The score you get for this move is $x-\max_{i=1}^k a_i$.
As a example:
The first move I can make is remove $1$, and write numbers $1/2,1/3,1/6$ on the board. My score will be $1-1/2=1/2$. 
The second move could be remove $1/3$, and write $1/6,1/12$ on the board, since $1/6+1/12\leq 1/3$. The score for the move is $1/3-1/6=1/6$, and the total score is $1/2+1/6 = 2/3$. The board list numbers $1/2,1/6,1/6,1/12$. 
What's the maximum score possible with $n$ moves? 
A score of $\sim \frac{1}{2}\log_2 n$ can be achieved by always divide the largest number on the blackboard into two equal pieces. 
 A: I think a good strategy is to spend the first ~n/2 moves roughly splitting the largest in half, except with some adjustments so that when k ~= n/2 moves remain the sequence consists of k repeats of a single value.  Then spend the remaining moves deleting these elements one by one.
A: Only an observation, not a full answer, but too long for a comment. Let $D(x,n)$ denote the score resulting from starting from the single number $x$ and doing the "Divide the Largest Remaining Number in Two" strategy described in the question. As pointed out, $D(1,n) \sim (\log n)/2\log 2$; but it's clear that $D(x,n) = xD(1,n)$. Note also that $D(1,n) = \frac12 + D(\frac12,\frac{n-1}2) + D(\frac12,\frac{n-1}2)$: on the first move we split $\{1\}$ into $\{\frac12,\frac12\}$, then allocate half the remaining moves to doing the DLRNT strategy on the first remaining $\frac12$, and half the remaining moves to doing the DLRNT strategy on the second remaining $\frac12$.

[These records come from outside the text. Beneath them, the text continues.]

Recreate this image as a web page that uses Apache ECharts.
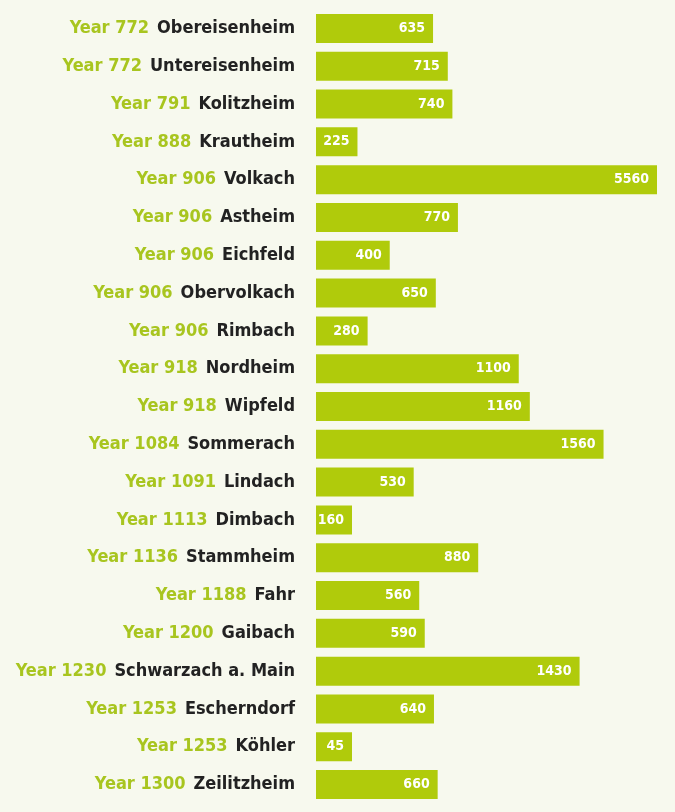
<!DOCTYPE html>
<html>
<head>
<meta charset="utf-8">
<script src="https://cdn.jsdelivr.net/npm/echarts@6/dist/echarts.min.js"></script>
<style>
  html, body { margin: 0; padding: 0; background: #f7f9ee; }
  #main { width: 675px; height: 812px; }
</style>
</head>
<body>
<div id="main"></div>
<script>
const years = ["772", "772", "791", "888", "906", "906", "906", "906", "906", "918", "918",
  "1084", "1091", "1113", "1136", "1188", "1200", "1230", "1253", "1253", "1300"];
const places = ["Obereisenheim", "Untereisenheim", "Kolitzheim", "Krautheim", "Volkach", "Astheim",
  "Eichfeld", "Obervolkach", "Rimbach", "Nordheim", "Wipfeld", "Sommerach", "Lindach", "Dimbach",
  "Stammheim", "Fahr", "Gaibach", "Schwarzach a. Main", "Escherndorf", "Köhler", "Zeilitzheim"];
const inhabitants = [635, 715, 740, 225, 5560, 770, 400, 650, 280, 1100, 1160,
  1560, 530, 160, 880, 560, 590, 1430, 640, 45, 660];

// condensed bold, ECharts puts fontWeight straight into the canvas font string
const font = "'Liberation Sans Narrow', 'DejaVu Sans', sans-serif";
const weight = "bold condensed";

var chart = echarts.init(document.getElementById("main"));
var option = {
  backgroundColor: "#f7f9ee",
  grid: {
    left: 316,
    right: 18,
    top: 9.5,
    bottom: 8.5,
    containLabel: false,
    outerBoundsMode: "none",
  },
  xAxis: {
    type: "value",
    min: 0,
    max: 1850,
    show: false,
  },
  yAxis: {
    type: "category",
    inverse: true,
    data: places,
    axisLine: { show: false },
    axisTick: { show: false },
    splitLine: { show: false },
    axisLabel: {
      margin: 21,
      formatter: function (value, index) {
        return "{y|Year " + years[index] + "}{n|" + value + "}";
      },
      rich: {
        y: {
          color: "#a8c51f",
          fontFamily: font,
          fontWeight: weight,
          fontSize: 18,
          padding: [0, 8, 0, 0],
        },
        n: {
          color: "#222222",
          fontFamily: font,
          fontWeight: weight,
          fontSize: 18,
        },
      },
    },
  },
  series: [
    {
      type: "bar",
      data: inhabitants,
      barWidth: 29,
      barMinHeight: 36,
      clip: true,
      silent: true,
      itemStyle: { color: "#b0cb0b" },
      label: {
        show: true,
        position: "insideRight",
        distance: 8,
        color: "#ffffff",
        fontFamily: font,
        fontWeight: weight,
        fontSize: 14,
      },
    },
  ],
};
chart.setOption(option);
</script>
</body>
</html>
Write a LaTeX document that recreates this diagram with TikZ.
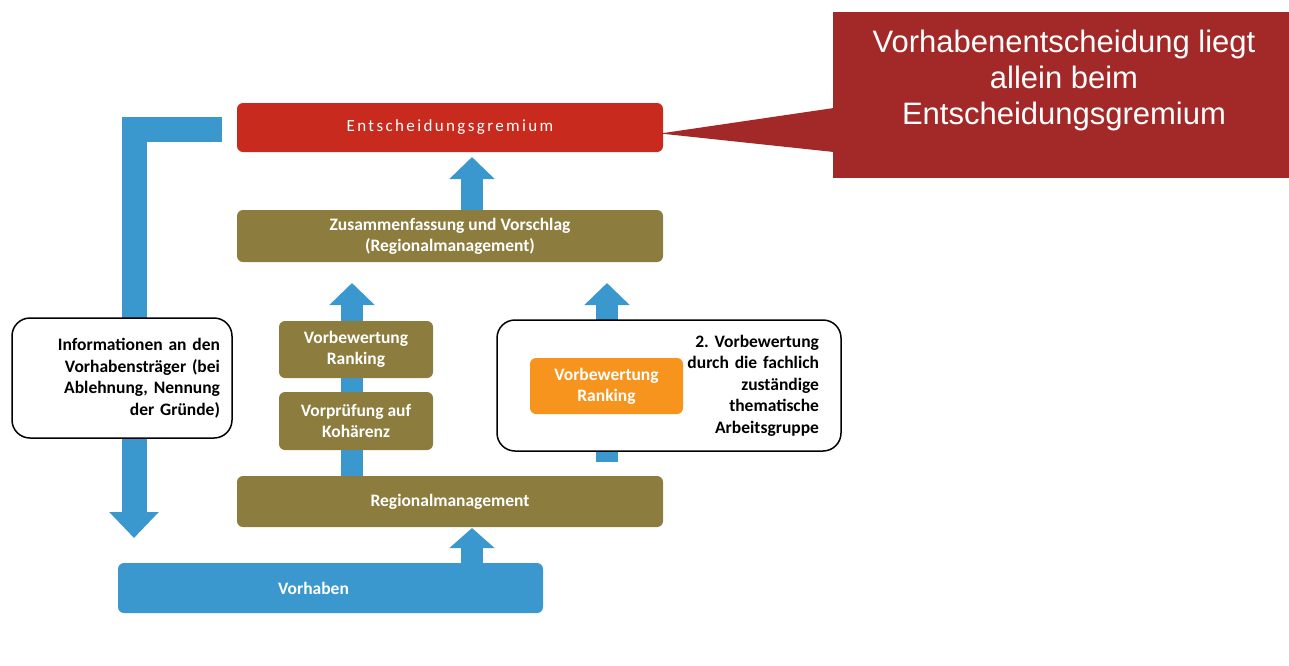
\documentclass[tikz,border=0pt]{standalone}
\usepackage{fontspec}
\setmainfont{Carlito}
\newfontfamily\arialfont{Liberation Sans}
\usetikzlibrary{arrows.meta,backgrounds,calc}
\definecolor{cblue}{RGB}{58,152,206}
\definecolor{colive}{RGB}{140,125,62}
\definecolor{cred}{RGB}{200,42,30}
\definecolor{cdred}{RGB}{163,40,40}
\definecolor{corange}{RGB}{247,148,30}
\frenchspacing
\begin{document}
\begin{tikzpicture}[x=1pt,y=-1pt,
  obox/.style={fill=colive, rounded corners=6pt, inner sep=0pt, align=center,
    text=white, font=\fontsize{17.5}{21}\selectfont\bfseries},
  wbox/.style={draw=black, line width=1.5pt, fill=white, rounded corners=18pt,
    inner xsep=12pt, align=right, font=\fontsize{17.5}{21.5}\selectfont\bfseries},
  fatarrow/.style={draw=cblue, line width=22pt,
    -{Triangle[width=44pt,length=22pt]}},
]
\useasboundingbox (0,0) rectangle (1289,665);

% boxes
\node[obox, fill=cred, minimum width=426pt, minimum height=49pt,
  font=\fontsize{17}{18}\selectfont\addfontfeature{LetterSpace=14}] (grem) at (450,127.5) {Entscheidungsgremium};
\node[obox, minimum width=426pt, minimum height=52pt] (zus) at (450,236)
  {Zusammenfassung und Vorschlag\\(Regionalmanagement)};
\node[obox, minimum width=154pt, minimum height=57pt] (vbr) at (356,349.5)
  {Vorbewertung\\Ranking};
\node[obox, minimum width=154pt, minimum height=58pt] (vpk) at (356,421)
  {Vorprüfung auf\\Kohärenz};
\node[obox, minimum width=426pt, minimum height=51pt] (rm) at (450,501.5)
  {Regionalmanagement};
\node[obox, fill=cblue, minimum width=425pt, minimum height=50pt] (vorh) at (330.5,588)
  {\hspace*{-34pt}Vorhaben};
\node[wbox, text width=196pt, minimum width=220pt, minimum height=120pt] (info) at (122,378)
  {Informationen an den\\Vorhabensträger (bei\\Ablehnung, Nennung\\der Gründe)};
\node[wbox, text width=300pt, minimum width=344pt, minimum height=131pt, inner xsep=22pt] (ag) at (669,385.5)
  {2. Vorbewertung\\durch die fachlich\\zuständige\\thematische\\Arbeitsgruppe};

% arrows behind
\begin{scope}[on background layer]
  \coordinate (lstart) at ($(grem.west)+(-15,2)$);
  \coordinate (lcorner) at (134,129.5);
  \coordinate (lend) at (134,538);
  \draw[fatarrow, line width=25pt, line join=miter, -{Triangle[width=48pt,length=26pt]}]
    (lstart) -- (lcorner) -- (lend);
  \coordinate (a1s) at (472,210);
  \coordinate (a1e) at (472,157);
  \draw[fatarrow] (a1s) -- (a1e);
  \coordinate (a2s) at (352,476);
  \coordinate (a2e) at (352,283);
  \draw[fatarrow] (a2s) -- (a2e);
  \coordinate (a3s) at (607,462);
  \coordinate (a3e) at (607,283);
  \draw[fatarrow] (a3s) -- (a3e);
  \coordinate (a4s) at (472,566);
  \coordinate (a4e) at (472,528);
  \draw[fatarrow, -{Triangle[width=44pt,length=20pt]}] (a4s) -- (a4e);
\end{scope}

% orange box on the right arrow
\node[obox, fill=corange, minimum width=153pt, minimum height=56pt] (orng) at (606.5,386)
  {Vorbewertung\\Ranking};

% callout
\node[fill=cdred, minimum width=456pt, minimum height=166pt, inner sep=0pt] (callout) at (1061,95) {};
\fill[cdred] ($(callout.west)+(1,13)$) -- ($(grem.east)+(-3,6)$) -- ($(callout.west)+(1,57)$) -- cycle;
\node[text=white, align=center, font=\arialfont\fontsize{31}{36}\selectfont] (calltxt) at (1064,80)
  {Vorhabenentscheidung liegt\\allein beim\\Entscheidungsgremium};
\end{tikzpicture}
\end{document}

But we could also split $\{1\}$ into $\{x,1-x\}$ on the first move (WLOG, $x\le\frac12$), then allocate a proportion $\alpha$ of the remaining moves to doing the DLRNT strategy on the remaining $x$, and a proportion $1-\alpha$ of the remaining moves to doing the DLRNT strategy on the remaining $1-x$. This yields a score of
\begin{align*}
x + D(x,\alpha(n-1)) & + D(1-x,(1-\alpha)(n-1)) \\
&\sim x + x \frac{\log[\alpha(n-1)]}{2\log 2} + (1-x) \frac{\log[(1-\alpha)(n-1)]}{2\log 2} \\
&= x + \frac{\log(n-1)}{2\log 2} + \frac{x \log \alpha + (1-x)\log(1-\alpha)}{2\log 2}.
\end{align*}
For any choice of $x$, this expression is maximized at $\alpha=x$, yielding a score of
$$
\frac{\log(n-1)}{2\log 2} + x + \frac{x \log x+ (1-x)\log(1-x)}{2\log 2}
$$
This function of $x$ equals $0$ at $x= \frac12$, and is negative for $0<x<\frac12$; but it also approaches $0$ as $x\to0^+$. In other words, using the first move to split $\{1\}$ into $\{0.001,0.999\}$, then using $99.9\%$ of the remaining moves to do the DLRNT strategy on $0.999$ and $0.1\%$ of the remaining moves to do the DLRNT strategy on $0.001$, does almost as well as the true DLRNT strategy.
Anyway, perhaps that suggests that the DLRNT strategy is asymptotically optimal. (Strategies such as Divide the Largest Remaining Number in $k$ Equal Parts do demonstrably worse as $k$ increases.)